• What you have to do
Omit pictures and quote the listing below line by line, from its start through the line that holds "i) => fills[i]);".

• Dataset section
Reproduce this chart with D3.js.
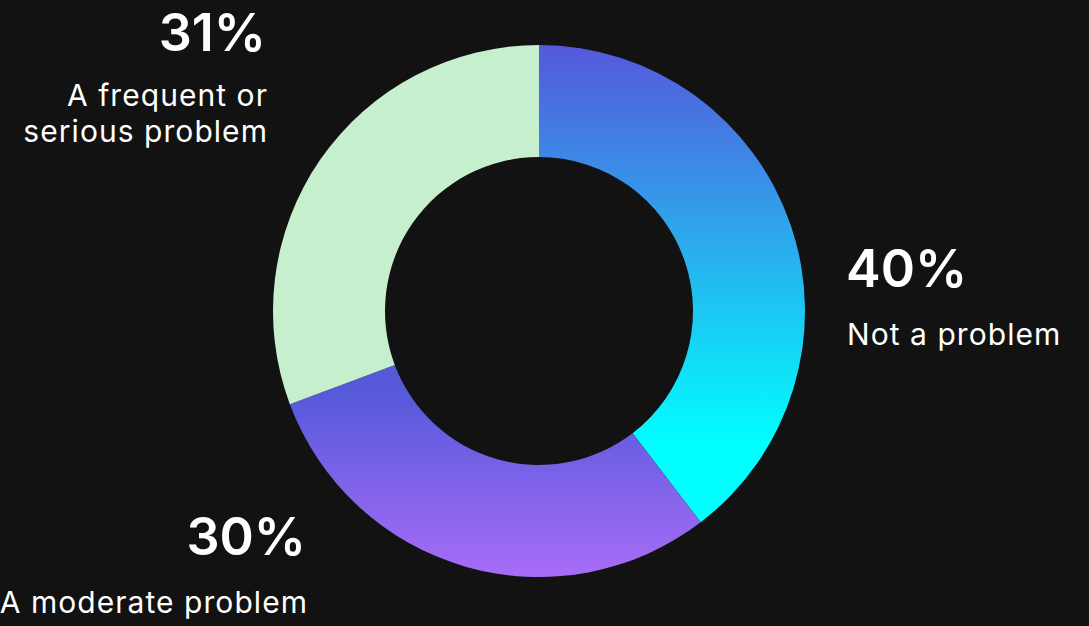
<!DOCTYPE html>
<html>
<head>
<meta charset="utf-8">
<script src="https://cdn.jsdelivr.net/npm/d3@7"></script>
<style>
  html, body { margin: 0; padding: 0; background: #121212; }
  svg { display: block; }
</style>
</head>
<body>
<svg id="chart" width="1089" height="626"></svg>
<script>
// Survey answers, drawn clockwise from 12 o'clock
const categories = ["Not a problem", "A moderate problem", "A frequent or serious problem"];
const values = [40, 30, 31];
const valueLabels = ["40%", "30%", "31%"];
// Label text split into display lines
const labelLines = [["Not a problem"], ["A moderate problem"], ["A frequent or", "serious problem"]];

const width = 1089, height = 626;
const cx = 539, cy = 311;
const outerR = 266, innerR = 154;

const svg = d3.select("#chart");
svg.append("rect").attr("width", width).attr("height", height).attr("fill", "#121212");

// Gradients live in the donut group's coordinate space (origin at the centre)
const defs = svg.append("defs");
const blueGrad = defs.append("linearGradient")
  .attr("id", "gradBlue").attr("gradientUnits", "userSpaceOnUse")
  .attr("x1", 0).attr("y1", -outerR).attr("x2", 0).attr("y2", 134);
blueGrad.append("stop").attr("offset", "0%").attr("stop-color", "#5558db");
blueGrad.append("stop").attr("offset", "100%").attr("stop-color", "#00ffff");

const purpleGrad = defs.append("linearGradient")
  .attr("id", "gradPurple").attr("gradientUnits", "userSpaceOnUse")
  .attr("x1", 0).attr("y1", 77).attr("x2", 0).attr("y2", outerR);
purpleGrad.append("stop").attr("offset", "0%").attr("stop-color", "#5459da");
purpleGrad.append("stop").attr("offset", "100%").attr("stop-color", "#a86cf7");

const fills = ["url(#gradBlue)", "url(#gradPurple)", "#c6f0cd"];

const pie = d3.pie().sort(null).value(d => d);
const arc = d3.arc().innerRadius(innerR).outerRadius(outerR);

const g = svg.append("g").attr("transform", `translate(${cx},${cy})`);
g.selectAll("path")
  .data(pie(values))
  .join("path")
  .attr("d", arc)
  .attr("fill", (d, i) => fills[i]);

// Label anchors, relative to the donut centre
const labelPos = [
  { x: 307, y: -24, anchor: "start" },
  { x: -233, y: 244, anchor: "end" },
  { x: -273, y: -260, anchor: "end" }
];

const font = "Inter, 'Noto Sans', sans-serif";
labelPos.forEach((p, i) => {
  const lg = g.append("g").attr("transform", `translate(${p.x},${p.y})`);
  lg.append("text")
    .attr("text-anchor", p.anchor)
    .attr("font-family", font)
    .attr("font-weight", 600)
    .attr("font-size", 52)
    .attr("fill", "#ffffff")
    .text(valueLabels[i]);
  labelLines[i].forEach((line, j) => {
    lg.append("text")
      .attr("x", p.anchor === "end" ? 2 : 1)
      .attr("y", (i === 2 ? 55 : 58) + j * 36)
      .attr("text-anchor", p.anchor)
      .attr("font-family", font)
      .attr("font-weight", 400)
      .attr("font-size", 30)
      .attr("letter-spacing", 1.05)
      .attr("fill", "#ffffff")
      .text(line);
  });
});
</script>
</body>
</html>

• Task result
Reproduce this chart with D3.js.
<!DOCTYPE html>
<html>
<head>
<meta charset="utf-8">
<script src="https://cdn.jsdelivr.net/npm/d3@7"></script>
<style>
  html, body { margin: 0; padding: 0; background: #121212; }
  svg { display: block; }
</style>
</head>
<body>
<svg id="chart" width="1089" height="626"></svg>
<script>
// Survey answers, drawn clockwise from 12 o'clock
const categories = ["Not a problem", "A moderate problem", "A frequent or serious problem"];
const values = [40, 30, 31];
const valueLabels = ["40%", "30%", "31%"];
// Label text split into display lines
const labelLines = [["Not a problem"], ["A moderate problem"], ["A frequent or", "serious problem"]];

const width = 1089, height = 626;
const cx = 539, cy = 311;
const outerR = 266, innerR = 154;

const svg = d3.select("#chart");
svg.append("rect").attr("width", width).attr("height", height).attr("fill", "#121212");

// Gradients live in the donut group's coordinate space (origin at the centre)
const defs = svg.append("defs");
const blueGrad = defs.append("linearGradient")
  .attr("id", "gradBlue").attr("gradientUnits", "userSpaceOnUse")
  .attr("x1", 0).attr("y1", -outerR).attr("x2", 0).attr("y2", 134);
blueGrad.append("stop").attr("offset", "0%").attr("stop-color", "#5558db");
blueGrad.append("stop").attr("offset", "100%").attr("stop-color", "#00ffff");

const purpleGrad = defs.append("linearGradient")
  .attr("id", "gradPurple").attr("gradientUnits", "userSpaceOnUse")
  .attr("x1", 0).attr("y1", 77).attr("x2", 0).attr("y2", outerR);
purpleGrad.append("stop").attr("offset", "0%").attr("stop-color", "#5459da");
purpleGrad.append("stop").attr("offset", "100%").attr("stop-color", "#a86cf7");

const fills = ["url(#gradBlue)", "url(#gradPurple)", "#c6f0cd"];

const pie = d3.pie().sort(null).value(d => d);
const arc = d3.arc().innerRadius(innerR).outerRadius(outerR);

const g = svg.append("g").attr("transform", `translate(${cx},${cy})`);
g.selectAll("path")
  .data(pie(values))
  .join("path")
  .attr("d", arc)
  .attr("fill", (d, i) => fills[i]);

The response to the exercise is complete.